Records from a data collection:
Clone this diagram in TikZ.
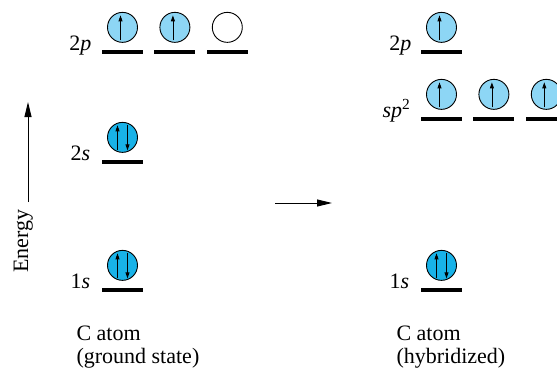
\documentclass[tikz,border=0pt]{standalone}
\usepackage{fontspec}
\setmainfont{Liberation Serif}
\usetikzlibrary{arrows.meta, positioning}
\definecolor{orbblue}{RGB}{141,214,245}
\definecolor{pairblue}{RGB}{24,178,232}

\begin{document}
\begin{tikzpicture}[x=1pt, y=-1pt,
  level/.style={fill=black, inner sep=0pt, minimum width=41pt, minimum height=4pt},
  orb/.style={circle, draw, line width=0.9pt, fill=orbblue, inner sep=0pt, minimum size=30pt},
  pairorb/.style={orb, fill=pairblue},
  emptyorb/.style={orb, fill=white},
  lbl/.style={anchor=base east, font=\fontsize{22}{23}\selectfont},
  atomcap/.style={anchor=base west, align=left, font=\fontsize{22}{23}\selectfont},
  arr/.style={-{Triangle[length=15pt, width=7pt]}, line width=1pt},
  spin/.style={-{Triangle[length=6pt, width=4pt]}, line width=0.8pt}
]
  \useasboundingbox (0,0) rectangle (557,370);
  \clip (0,0) rectangle (557,370);

  % ground state levels
  \node[level] (g2pa) at (122.5,52) {};
  \node[level, right=11pt of g2pa] (g2pb) {};
  \node[level, right=11pt of g2pb] (g2pc) {};
  \node[level] (g2s) at (122.5,162) {};
  \node[level] (g1s) at (122.5,290) {};

  % hybridized levels
  \node[level] (h2p) at (441.5,52) {};
  \node[level] (hspa) at (441.5,119) {};
  \node[level, right=11pt of hspa] (hspb) {};
  \node[level, right=11pt of hspb] (hspc) {};
  \node[level] (h1s) at (441.5,290) {};

  % orbitals
  \node[orb, above=7pt of g2pa] (og2pa) {};
  \node[orb, above=7pt of g2pb] (og2pb) {};
  \node[emptyorb, above=7pt of g2pc] (og2pc) {};
  \node[pairorb, above=7pt of g2s] (og2s) {};
  \node[pairorb, above=7pt of g1s] (og1s) {};
  \node[orb, above=7pt of h2p] (oh2p) {};
  \node[orb, above=7pt of hspa] (ohspa) {};
  \node[orb, above=7pt of hspb] (ohspb) {};
  \node[orb, above=7pt of hspc] (ohspc) {};
  \node[pairorb, above=7pt of h1s] (oh1s) {};

  % electrons
  \foreach \o in {og2pa,og2pb,oh2p,ohspa,ohspb,ohspc}
    \draw[spin] ([shift={(-2,13)}]\o.center) -- ([shift={(-2,-12)}]\o.center);
  \foreach \o in {og2s,og1s,oh1s} {
    \draw[spin] ([shift={(-5,13)}]\o.center) -- ([shift={(-5,-12)}]\o.center);
    \draw[spin] ([shift={(5,-12)}]\o.center) -- ([shift={(5,13)}]\o.center);
  }

  % level labels
  \node[lbl] at ([shift={(-7,-2)}]g2pa.west) {2\textit{p}};
  \node[lbl] at ([shift={(-8,-2)}]g2s.west) {2\textit{s}};
  \node[lbl] at ([shift={(-8,-2)}]g1s.west) {1\textit{s}};
  \node[lbl] at ([shift={(-6,-2)}]h2p.west) {2\textit{p}};
  \node[lbl] at ([shift={(-7,-2)}]hspa.west) {\textit{sp}\textsuperscript{2}};
  \node[lbl] at ([shift={(-8,-2)}]h1s.west) {1\textit{s}};

  % energy axis and transition arrow
  \coordinate (ebot) at (28,202);
  \coordinate (etop) at (28,102);
  \draw[arr] (ebot) -- (etop);
  \node[rotate=90, anchor=base, font=\fontsize{22}{23}\selectfont] (energy) at (28,241) {Energy};
  \coordinate (tfrom) at (275,203);
  \coordinate (tto) at (332,203);
  \draw[arr] (tfrom) -- (tto);

  % captions
  \node[atomcap] (gcap) at (73,363) {C atom\\(ground state)};
  \node[atomcap] (hcap) at (393,363) {C atom\\(hybridized)};
\end{tikzpicture}
\end{document}
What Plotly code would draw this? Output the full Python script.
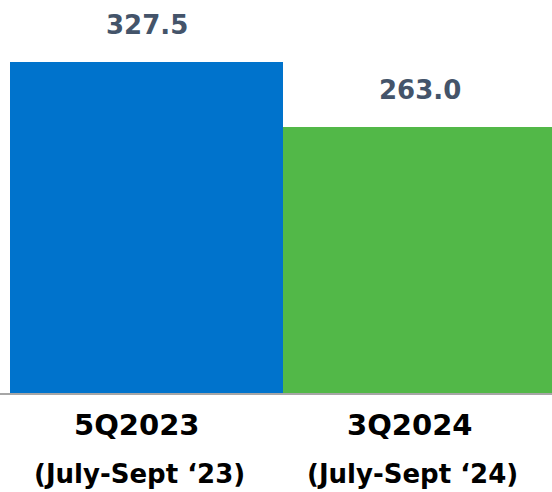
import plotly.graph_objects as go

categories = ["5Q2023", "3Q2024"]
periods = ["(July-Sept \u201823)", "(July-Sept \u201824)"]
values = [327.5, 263.0]
value_labels = ["327.5", "263.0"]
colors = ["#0073CC", "#52B848"]

W, H = 552, 492
plot_bottom_px = 393
px_per_unit_x = 273.0
x0 = -0.5 - 10 / px_per_unit_x
x1 = x0 + W / px_per_unit_x
y_top = 393 / (331 / 327.5)

fig = go.Figure()
fig.add_trace(go.Bar(
    x=list(range(len(categories))), y=values,
    marker=dict(color=colors, line=dict(width=0)),
    width=1.0, hoverinfo="skip",
))

font_family = "DejaVu Sans"
for i, (v, lab) in enumerate(zip(values, value_labels)):
    fig.add_annotation(x=i, y=v, text=f"<b>{lab}</b>", showarrow=False,
                       yanchor="middle", yshift=37,
                       font=dict(family=font_family, size=26, color="#44546A"))
for i, (c, p) in enumerate(zip(categories, periods)):
    fig.add_annotation(x=i, y=0, text=f"<b>{c}</b>", showarrow=False,
                       yanchor="middle", yshift=-32, xshift=-10,
                       font=dict(family=font_family, size=29, color="#000000"))
    fig.add_annotation(x=i, y=0, text=f"<b>{p}</b>", showarrow=False,
                       yanchor="middle", yshift=-81, xshift=-7,
                       font=dict(family=font_family, size=26, color="#000000"))

fig.update_layout(
    width=W, height=H,
    margin=dict(l=0, r=0, t=0, b=H - plot_bottom_px, pad=0),
    paper_bgcolor="white", plot_bgcolor="white",
    showlegend=False, bargap=0,
    xaxis=dict(range=[x0, x1], showticklabels=False, showgrid=False,
               zeroline=False, showline=True, linecolor="#A6A6A6",
               linewidth=2, ticks="", fixedrange=True),
    yaxis=dict(range=[0, y_top], showticklabels=False, showgrid=False,
               zeroline=False, showline=False, fixedrange=True),
)

fig.write_html("out.html", config={"displayModeBar": False})

with open("out.html", "r", encoding="utf-8") as f:
    html = f.read()
html = html.replace("<head>", "<head><style>html,body{margin:0;padding:0;overflow:hidden;}</style>", 1)
with open("out.html", "w", encoding="utf-8") as f:
    f.write(html)
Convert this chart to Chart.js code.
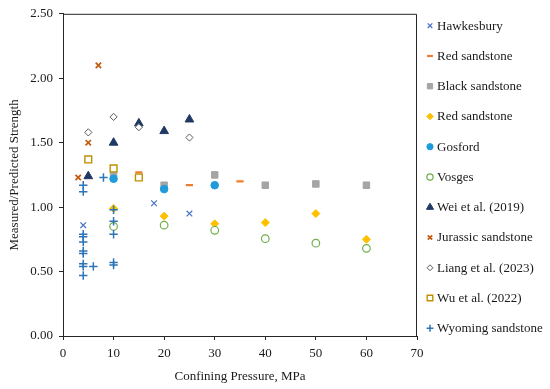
<!DOCTYPE html>
<html>
<head>
<meta charset="utf-8">
<script src="https://cdn.jsdelivr.net/npm/chart.js"></script>
<style>
  html, body { margin: 0; padding: 0; background: #fff; }
  #wrap { width: 550px; height: 389px; }
</style>
</head>
<body>
<div id="wrap"><canvas id="c" width="550" height="389"></canvas></div>
<script>
// ---- Data ----
const seriesNames = ["Hawkesbury", "Red sandstone", "Black sandstone", "Red sandstone", "Gosford", "Vosges",
  "Wei et al. (2019)", "Jurassic sandstone", "Liang et al. (2023)", "Wu et al. (2022)", "Wyoming sandstone"];

const hawkesburyX = [4, 18, 25];
const hawkesburyY = [0.86, 1.03, 0.95];

const redSandstoneX = [5, 15, 25, 35];
const redSandstoneY = [1.35, 1.27, 1.17, 1.20];

const blackSandstoneX = [10, 20, 30, 40, 50, 60];
const blackSandstoneY = [1.26, 1.17, 1.25, 1.17, 1.18, 1.17];

const redSandstone2X = [10, 20, 30, 40, 50, 60];
const redSandstone2Y = [0.99, 0.93, 0.87, 0.88, 0.95, 0.75];

const gosfordX = [10, 20, 30];
const gosfordY = [1.22, 1.14, 1.17];

const vosgesX = [10, 20, 30, 40, 50, 60];
const vosgesY = [0.85, 0.86, 0.82, 0.755, 0.72, 0.68];

const weiX = [5, 10, 15, 20, 25];
const weiY = [1.24, 1.50, 1.65, 1.59, 1.68];

const jurassicX = [3, 5, 7];
const jurassicY = [1.23, 1.50, 2.10];

const liangX = [5, 10, 15, 25];
const liangY = [1.58, 1.70, 1.62, 1.54];

const wuX = [5, 10, 15];
const wuY = [1.37, 1.30, 1.23];

const wyomingX = [4, 4, 4, 4, 4, 4, 4, 4, 4, 4, 6, 8, 10, 10, 10, 10, 10];
const wyomingY = [1.17, 1.12, 0.79, 0.77, 0.73, 0.66, 0.64, 0.56, 0.54, 0.47, 0.54, 1.23, 0.98, 0.89, 0.79, 0.57, 0.55];

const xTicks = [0, 10, 20, 30, 40, 50, 60, 70];
const yTicks = [0, 0.5, 1.0, 1.5, 2.0, 2.5];

// ---- Build datasets ----
function pts(xs, ys) { return xs.map((x, i) => ({ x: x, y: ys[i] })); }

const styles = [
  { pointStyle: 'crossRot', pointRadius: 4,   borderColor: '#4472C4', backgroundColor: '#4472C4', borderWidth: 1.2 },
  { pointStyle: 'line',     pointRadius: 3.6, borderColor: '#ED7D31', backgroundColor: '#ED7D31', borderWidth: 2.2 },
  { pointStyle: 'rect',     pointRadius: 4.6, borderColor: '#A5A5A5', backgroundColor: '#A5A5A5', borderWidth: 1 },
  { pointStyle: 'rectRot',  pointRadius: 4,   borderColor: '#FFC000', backgroundColor: '#FFC000', borderWidth: 1 },
  { pointStyle: 'circle',   pointRadius: 3.8, borderColor: '#1F9BDB', backgroundColor: '#1F9BDB', borderWidth: 1 },
  { pointStyle: 'circle',   pointRadius: 3.8, borderColor: '#70AD47', backgroundColor: '#FFFFFF', borderWidth: 1.2 },
  { pointStyle: 'triangle', pointRadius: 5,   borderColor: '#203864', backgroundColor: '#203864', borderWidth: 1 },
  { pointStyle: 'crossRot', pointRadius: 3.8, borderColor: '#C55A11', backgroundColor: '#C55A11', borderWidth: 1.7 },
  { pointStyle: 'rectRot',  pointRadius: 3.6, borderColor: '#595959', backgroundColor: '#FFFFFF', borderWidth: 1 },
  { pointStyle: 'rect',     pointRadius: 4.8, borderColor: '#BF9000', backgroundColor: '#FFFFFF', borderWidth: 1.4 },
  { pointStyle: 'cross',    pointRadius: 4.2, borderColor: '#2E75B6', backgroundColor: '#2E75B6', borderWidth: 1.5 }
];

const seriesData = [
  pts(hawkesburyX, hawkesburyY),
  pts(redSandstoneX, redSandstoneY),
  pts(blackSandstoneX, blackSandstoneY),
  pts(redSandstone2X, redSandstone2Y),
  pts(gosfordX, gosfordY),
  pts(vosgesX, vosgesY),
  pts(weiX, weiY),
  pts(jurassicX, jurassicY),
  pts(liangX, liangY),
  pts(wuX, wuY),
  pts(wyomingX, wyomingY)
];

const datasets = seriesData.map((d, i) => Object.assign({
  label: seriesNames[i],
  data: d,
  showLine: false,
  order: -i,
  pointHoverRadius: styles[i].pointRadius
}, styles[i]));

const FONT = "'Liberation Serif', 'DejaVu Serif', serif";
const TEXT = '#1a1a1a';

// Frame around plot area
const framePlugin = {
  id: 'frame',
  afterDraw(chart) {
    const a = chart.chartArea, ctx = chart.ctx;
    ctx.save();
    ctx.strokeStyle = '#262626';
    ctx.lineWidth = 1;
    ctx.beginPath();
    ctx.moveTo(a.left, a.top + 0.5);
    ctx.lineTo(a.right - 0.5, a.top + 0.5);
    ctx.lineTo(a.right - 0.5, a.bottom);
    ctx.stroke();
    ctx.restore();
  }
};

// Legend on the right
const legendPlugin = {
  id: 'sideLegend',
  afterDraw(chart) {
    const ctx = chart.ctx;
    const mx = 430, tx = 437, y0 = 25.7, dy = 30.26;
    ctx.save();
    chart.data.datasets.forEach((ds, i) => {
      const y = y0 + dy * i;
      ctx.save();
      ctx.fillStyle = ds.backgroundColor;
      ctx.strokeStyle = ds.borderColor;
      ctx.lineWidth = ds.borderWidth;
      Chart.helpers.drawPoint(ctx, {
        pointStyle: ds.pointStyle,
        radius: ds.pointRadius * 0.82,
        rotation: 0,
        borderWidth: ds.borderWidth
      }, mx, y);
      ctx.restore();
      ctx.fillStyle = TEXT;
      ctx.font = "13px " + FONT;
      ctx.textAlign = 'left';
      ctx.textBaseline = 'middle';
      ctx.fillText(ds.label, tx, y + 0.5);
    });
    ctx.restore();
  }
};

new Chart(document.getElementById('c'), {
  type: 'scatter',
  data: { datasets: datasets },
  options: {
    responsive: false,
    animation: false,
    devicePixelRatio: 1,
    layout: { padding: { top: 12, right: 133, left: 0, bottom: 0 } },
    plugins: { legend: { display: false }, tooltip: { enabled: false } },
    scales: {
      x: {
        type: 'linear',
        min: xTicks[0], max: xTicks[xTicks.length - 1],
        afterBuildTicks(s) { s.ticks = xTicks.map(v => ({ value: v })); },
        afterFit(s) { s.height = 53; },
        grid: { drawOnChartArea: false, drawTicks: true, tickLength: 4, tickColor: '#262626' },
        border: { color: '#262626', width: 1 },
        ticks: { color: TEXT, font: { family: FONT, size: 13 }, padding: 6 },
        title: { display: true, text: 'Confining Pressure, MPa', color: TEXT,
                 font: { family: FONT, size: 13 }, padding: { top: 0, bottom: 5 } }
      },
      y: {
        type: 'linear',
        min: yTicks[0], max: yTicks[yTicks.length - 1],
        afterBuildTicks(s) { s.ticks = yTicks.map(v => ({ value: v })); },
        afterFit(s) { s.width = 63; },
        grid: { drawOnChartArea: false, drawTicks: true, tickLength: 4, tickColor: '#262626' },
        border: { color: '#262626', width: 1 },
        ticks: { color: TEXT, font: { family: FONT, size: 13 }, padding: 6,
                 callback: v => Number(v).toFixed(2) },
        title: { display: true, text: 'Measured/Predicted Strength', color: TEXT,
                 font: { family: FONT, size: 13 }, padding: { top: 7, bottom: 0 } }
      }
    }
  },
  plugins: [framePlugin, legendPlugin]
});
</script>
</body>
</html>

Aim of the task: Repeat only the lines between the start of the data and the line with "(g1s) at (122.5,290)", including those two lines, and skip the pictures.

Solution for this problem:
Clone this diagram in TikZ.
\documentclass[tikz,border=0pt]{standalone}
\usepackage{fontspec}
\setmainfont{Liberation Serif}
\usetikzlibrary{arrows.meta, positioning}
\definecolor{orbblue}{RGB}{141,214,245}
\definecolor{pairblue}{RGB}{24,178,232}

\begin{document}
\begin{tikzpicture}[x=1pt, y=-1pt,
  level/.style={fill=black, inner sep=0pt, minimum width=41pt, minimum height=4pt},
  orb/.style={circle, draw, line width=0.9pt, fill=orbblue, inner sep=0pt, minimum size=30pt},
  pairorb/.style={orb, fill=pairblue},
  emptyorb/.style={orb, fill=white},
  lbl/.style={anchor=base east, font=\fontsize{22}{23}\selectfont},
  atomcap/.style={anchor=base west, align=left, font=\fontsize{22}{23}\selectfont},
  arr/.style={-{Triangle[length=15pt, width=7pt]}, line width=1pt},
  spin/.style={-{Triangle[length=6pt, width=4pt]}, line width=0.8pt}
]
  \useasboundingbox (0,0) rectangle (557,370);
  \clip (0,0) rectangle (557,370);

  % ground state levels
  \node[level] (g2pa) at (122.5,52) {};
  \node[level, right=11pt of g2pa] (g2pb) {};
  \node[level, right=11pt of g2pb] (g2pc) {};
  \node[level] (g2s) at (122.5,162) {};
  \node[level] (g1s) at (122.5,290) {};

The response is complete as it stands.